Armand Durfner, the Charleston lawyer representing the groups suing the state over motor voter violations, said, "I hope [Condon] keeps up with the appeals. It's totally frivolous and I need the money. I only wish that Condon had to pay my bill out his pocket instead of the taxpayers'."
Condon's latest show of contempt for Judge Matthew Perry's order to get on with the program came in a letter to lawmakers March 30. Condon announced that, the way he sees it, the feds can only regulate elections for federal offices.
Charlie says he's not taking a position on the question of dual registration but he figures lawmakers should know they have another chance to thumb their noses at the feds at the expense of voters.
Condon cites Mississippi as an example, where motor voter registrants get a different colored card that allows them to vote only in federal elections. Such a move in South Carolina would keep the rabble from voting for Charlie's opponent and make Charlie popular with rich white people.
Chuck, if you think you can get away with this one, we're starting a petition drive for Duke to recall your law degree.

WE'RE IN, CLOSE THE DOOR

Rep. Herb Kirsh (D-York) is obviously a graduate of the Charlie Condon's Make Em Suffer, They Will Appreciate It More school of voter participation.
Kirsh led the opposition to Jim Hodges' (D-Lancaster) bill to let people vote by mail. "We've got a system now that works," Kirsh said. "Everybody ought to vote at the same time on the same day."
The bill was defeated 63 35.
Kirsh, who admitted that he hadn't read the bill, argued that voting by mail would invite fraud, in spite of not being able to come up with a single example the bill didn't consider.
The State Election Commission supported the bill, and figured that it could have increased voter participation by 10 percent.
Oregon has been conducting voting by mail for 15 years. Sixty-six percent of Oregon's registered voters cast ballots, compared to 45 percent in South Carolina.
For Kirsh and the rest of the House members who voted against this bill, new voters just screw up the demographics.


NAME THAT SLEAZEBALL!

This month's Sleazeball is a Democratic House member who suffers from the Mad Condon disease, an affliction that causes incumbents to view unregistered voters as a threat.
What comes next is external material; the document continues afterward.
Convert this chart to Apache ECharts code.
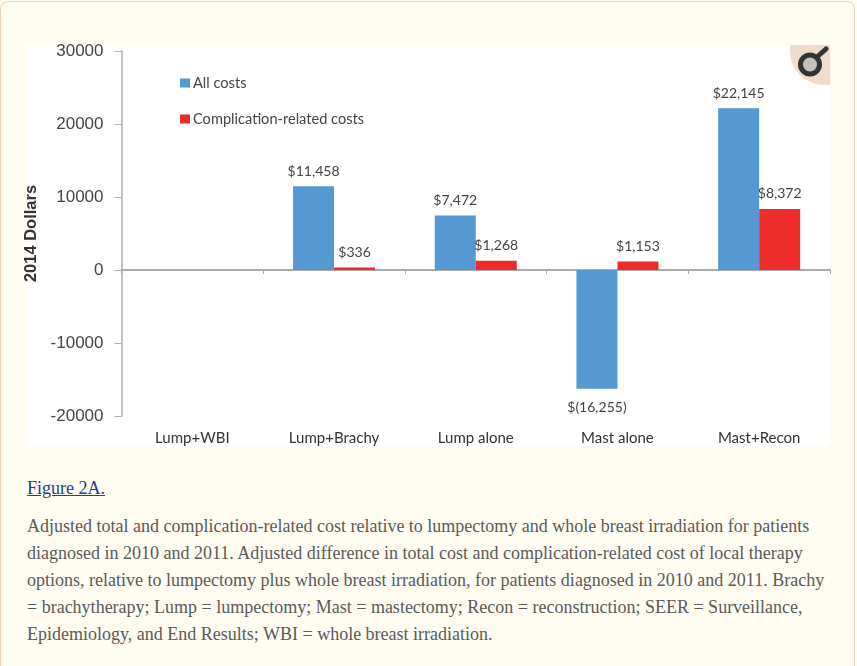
<!DOCTYPE html>
<html>
<head>
<meta charset="utf-8">
<style>
html,body{margin:0;padding:0;width:857px;height:666px;overflow:hidden;background:#fffdf2;}
#frame{position:absolute;left:0;top:1px;width:855px;height:700px;border:1px solid #ecd3b8;border-radius:8px;box-sizing:border-box;background:#fffdf2;}
#white{position:absolute;left:27px;top:45px;width:803px;height:401px;background:#fff;}
#chart{position:absolute;left:0;top:0;width:857px;height:460px;}
#fig{position:absolute;left:27px;top:478px;font:18px/20px "Liberation Serif",serif;color:#23408f;text-decoration:underline;}
#cap{position:absolute;left:27px;top:513px;width:825px;font:18px/27px "Liberation Serif",serif;color:#5a5a5a;white-space:nowrap;}
</style>
</head>
<body>
<div id="frame"></div>
<div id="white"></div>
<div id="chart"></div>
<div id="fig">Figure 2A.</div>
<div id="cap">Adjusted total and complication-related cost relative to lumpectomy and whole breast irradiation for patients<br>diagnosed in 2010 and 2011. Adjusted difference in total cost and complication-related cost of local therapy<br>options, relative to lumpectomy plus whole breast irradiation, for patients diagnosed in 2010 and 2011. Brachy<br>= brachytherapy; Lump = lumpectomy; Mast = mastectomy; Recon = reconstruction; SEER = Surveillance,<br>Epidemiology, and End Results; WBI = whole breast irradiation.</div>
<script src="https://cdn.jsdelivr.net/npm/echarts@6/dist/echarts.min.js"></script>
<script>
const categories = ["Lump+WBI", "Lump+Brachy", "Lump alone", "Mast alone", "Mast+Recon"];
const allCosts = [0, 11458, 7472, -16255, 22145];
const complicationCosts = [0, 336, 1268, 1153, 8372];
const seriesNames = ["All costs", "Complication-related costs"];
const yTitle = "2014 Dollars";

function money(v) {
  if (!v) return "";
  const s = Math.abs(v).toLocaleString("en-US");
  return v < 0 ? "$(" + s + ")" : "$" + s;
}
const labelStyle = { show: true, fontFamily: "Lato", fontSize: 14, color: "#444", distance: 8,
  formatter: p => money(p.value) };
function build(values) {
  return values.map(v => ({ value: v, label: v < 0 ? { position: "bottom", distance: 12 } : { position: "top" } }));
}
const chart = echarts.init(document.getElementById("chart"), null, { renderer: "canvas" });
chart.setOption({
  animation: false,
  backgroundColor: "transparent",
  grid: { left: 121.5, top: 51, width: 708.5, height: 365 },
  legend: {
    orient: "vertical", left: 175, top: 70, itemWidth: 10, itemHeight: 9, itemGap: 20,
    selectedMode: false, icon: "rect",
    textStyle: { fontFamily: "Lato", fontSize: 14.6, color: "#444", padding: [0, 0, 0, -2], lineHeight: 16 },
    data: seriesNames
  },
  xAxis: [
    { type: "category", data: categories, position: "bottom",
      axisLine: { onZero: true, lineStyle: { color: "#ababab", width: 2 } },
      axisTick: { show: true, length: 4, inside: false, lineStyle: { color: "#ababab" } },
      axisLabel: { show: false } },
    { type: "category", data: categories, position: "bottom",
      axisLine: { show: false, onZero: false }, axisTick: { show: false },
      axisLabel: { show: true, margin: 15, fontFamily: "Lato", fontSize: 15, color: "#333" } }
  ],
  yAxis: {
    type: "value", min: -20000, max: 30000, interval: 10000,
    name: yTitle, nameLocation: "middle", nameGap: 75, nameRotate: 90,
    nameTextStyle: { fontFamily: "Liberation Sans", fontSize: 16.5, fontWeight: "bold", color: "#333" },
    axisLine: { show: true, onZero: false, lineStyle: { color: "#c4c4c4", width: 2 } },
    axisTick: { show: true, length: 7, lineStyle: { color: "#b0b0b0" } },
    axisLabel: { margin: 18, fontFamily: "Liberation Sans", fontSize: 17, color: "#444", formatter: v => String(v) },
    splitLine: { show: false }
  },
  series: [
    { name: seriesNames[0], type: "bar", data: build(allCosts), barWidth: 41, barGap: 0,
      itemStyle: { color: "#5598d2" }, label: labelStyle },
    { name: seriesNames[1], type: "bar", data: build(complicationCosts), barWidth: 41, barGap: 0,
      itemStyle: { color: "#ec2b2b" }, label: labelStyle }
  ],
  graphic: [
    { type: "rect", shape: { x: 790, y: 45, width: 40, height: 40, r: [0, 0, 0, 34] },
      style: { fill: "#f0dccd" }, silent: true },
    { type: "circle", shape: { cx: 810, cy: 64.5, r: 9.5 },
      style: { fill: "#c4c0bb", stroke: "#333", lineWidth: 5 }, silent: true },
    { type: "line", shape: { x1: 817, y1: 57, x2: 826, y2: 49 },
      style: { stroke: "#333", lineWidth: 5, lineCap: "round" }, silent: true }
  ]
});
</script>
</body>
</html>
In advanced stages of the disease, victims are likely to make fools of themselves by making inappropriate objections to legislation they haven't read.
For a free trial subscription to POINT, be the first caller to identify this month's Sleazeball.
Last month's Sleazeball, the DHEC commissioner who insists that if the state can't know your HIV status then neither should you, was Spartanburg dentist Richard Jabbour.